_SOURCE DATA_:
--------

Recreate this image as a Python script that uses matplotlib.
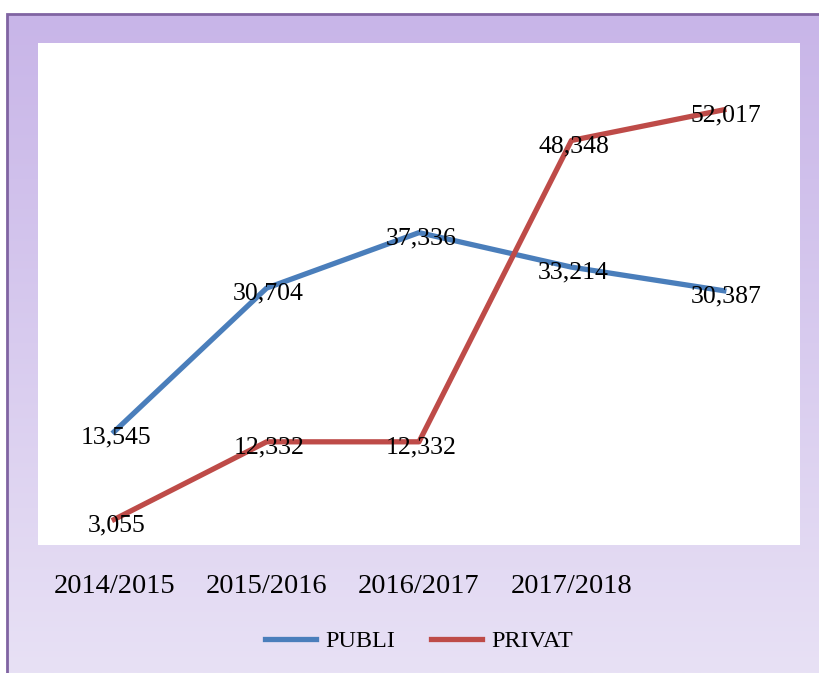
import numpy as np
import matplotlib
matplotlib.use("Agg")
import matplotlib.pyplot as plt
from matplotlib.patches import Rectangle

years = ["2014/2015", "2015/2016", "2016/2017", "2017/2018", ""]
publi = [13545, 30704, 37336, 33214, 30387]
privat = [3055, 12332, 12332, 48348, 52017]

W, H = 819, 673
plt.rcParams['font.family'] = ['Liberation Serif', 'DejaVu Serif']

fig = plt.figure(figsize=(W / 100, H / 100), dpi=100)
fig.patch.set_facecolor('white')

# purple gradient background panel
bg = fig.add_axes([7 / W, 0, 1 - 7 / W, 1 - 14 / H], zorder=0)
top = np.array([200, 181, 232]) / 255
bot = np.array([232, 225, 245]) / 255
t = np.linspace(0, 1, 256)[:, None]
grad = (top * (1 - t) + bot * t)[:, None, :]
bg.imshow(grad, aspect='auto', extent=[0, 1, 0, 1])
bg.axis('off')
fig.patches.append(Rectangle((7 / W, -0.1), 1.2, 1 - 14 / H + 0.1,
                             transform=fig.transFigure, fill=False,
                             edgecolor='#8064A2', lw=2, zorder=1))

ax = fig.add_axes([38 / W, (H - 545) / H, 762 / W, 502 / H], zorder=2)
ax.set_facecolor('white')
x = np.arange(len(years))
ax.plot(x, publi, color='#4A7EBB', lw=3.8, label='PUBLI', solid_joinstyle='round')
ax.plot(x, privat, color='#BE4B48', lw=3.8, label='PRIVAT', solid_joinstyle='round')

for xi, v in zip(x, publi):
    ax.annotate(f"{v:,}", (xi, v), xytext=(1.5, -4), textcoords='offset points',
                ha='center', va='center', fontsize=18.5)
for xi, v in zip(x, privat):
    ax.annotate(f"{v:,}", (xi, v), xytext=(1.5, -4), textcoords='offset points',
                ha='center', va='center', fontsize=18.5)

ax.set_xlim(-0.5, len(years) - 0.5)
ax.set_ylim(0, 60000)
ax.set_xticks(x)
ax.set_xticklabels(years, fontsize=20.5)
ax.tick_params(axis='x', length=0, pad=21)
ax.set_yticks([])
for s in ax.spines.values():
    s.set_visible(False)

fig.legend(loc='center', bbox_to_anchor=(419 / W, 1 - 641 / H), ncol=2,
           frameon=False, fontsize=17.5, handlelength=2.1, handletextpad=0.35,
           columnspacing=1.5)

fig.savefig('out.png', dpi=100)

--------

_WHAT YOU NEED TO DO_:
Repeat the data exactly, dropping every picture it holds.

_SOLUTION TO THIS TASK_:
Recreate this image as a Python script that uses matplotlib.
import numpy as np
import matplotlib
matplotlib.use("Agg")
import matplotlib.pyplot as plt
from matplotlib.patches import Rectangle

years = ["2014/2015", "2015/2016", "2016/2017", "2017/2018", ""]
publi = [13545, 30704, 37336, 33214, 30387]
privat = [3055, 12332, 12332, 48348, 52017]

W, H = 819, 673
plt.rcParams['font.family'] = ['Liberation Serif', 'DejaVu Serif']

fig = plt.figure(figsize=(W / 100, H / 100), dpi=100)
fig.patch.set_facecolor('white')

# purple gradient background panel
bg = fig.add_axes([7 / W, 0, 1 - 7 / W, 1 - 14 / H], zorder=0)
top = np.array([200, 181, 232]) / 255
bot = np.array([232, 225, 245]) / 255
t = np.linspace(0, 1, 256)[:, None]
grad = (top * (1 - t) + bot * t)[:, None, :]
bg.imshow(grad, aspect='auto', extent=[0, 1, 0, 1])
bg.axis('off')
fig.patches.append(Rectangle((7 / W, -0.1), 1.2, 1 - 14 / H + 0.1,
                             transform=fig.transFigure, fill=False,
                             edgecolor='#8064A2', lw=2, zorder=1))

ax = fig.add_axes([38 / W, (H - 545) / H, 762 / W, 502 / H], zorder=2)
ax.set_facecolor('white')
x = np.arange(len(years))
ax.plot(x, publi, color='#4A7EBB', lw=3.8, label='PUBLI', solid_joinstyle='round')
ax.plot(x, privat, color='#BE4B48', lw=3.8, label='PRIVAT', solid_joinstyle='round')

for xi, v in zip(x, publi):
    ax.annotate(f"{v:,}", (xi, v), xytext=(1.5, -4), textcoords='offset points',
                ha='center', va='center', fontsize=18.5)
for xi, v in zip(x, privat):
    ax.annotate(f"{v:,}", (xi, v), xytext=(1.5, -4), textcoords='offset points',
                ha='center', va='center', fontsize=18.5)

ax.set_xlim(-0.5, len(years) - 0.5)
ax.set_ylim(0, 60000)
ax.set_xticks(x)
ax.set_xticklabels(years, fontsize=20.5)
ax.tick_params(axis='x', length=0, pad=21)
ax.set_yticks([])
for s in ax.spines.values():
    s.set_visible(False)

fig.legend(loc='center', bbox_to_anchor=(419 / W, 1 - 641 / H), ncol=2,
           frameon=False, fontsize=17.5, handlelength=2.1, handletextpad=0.35,
           columnspacing=1.5)

fig.savefig('out.png', dpi=100)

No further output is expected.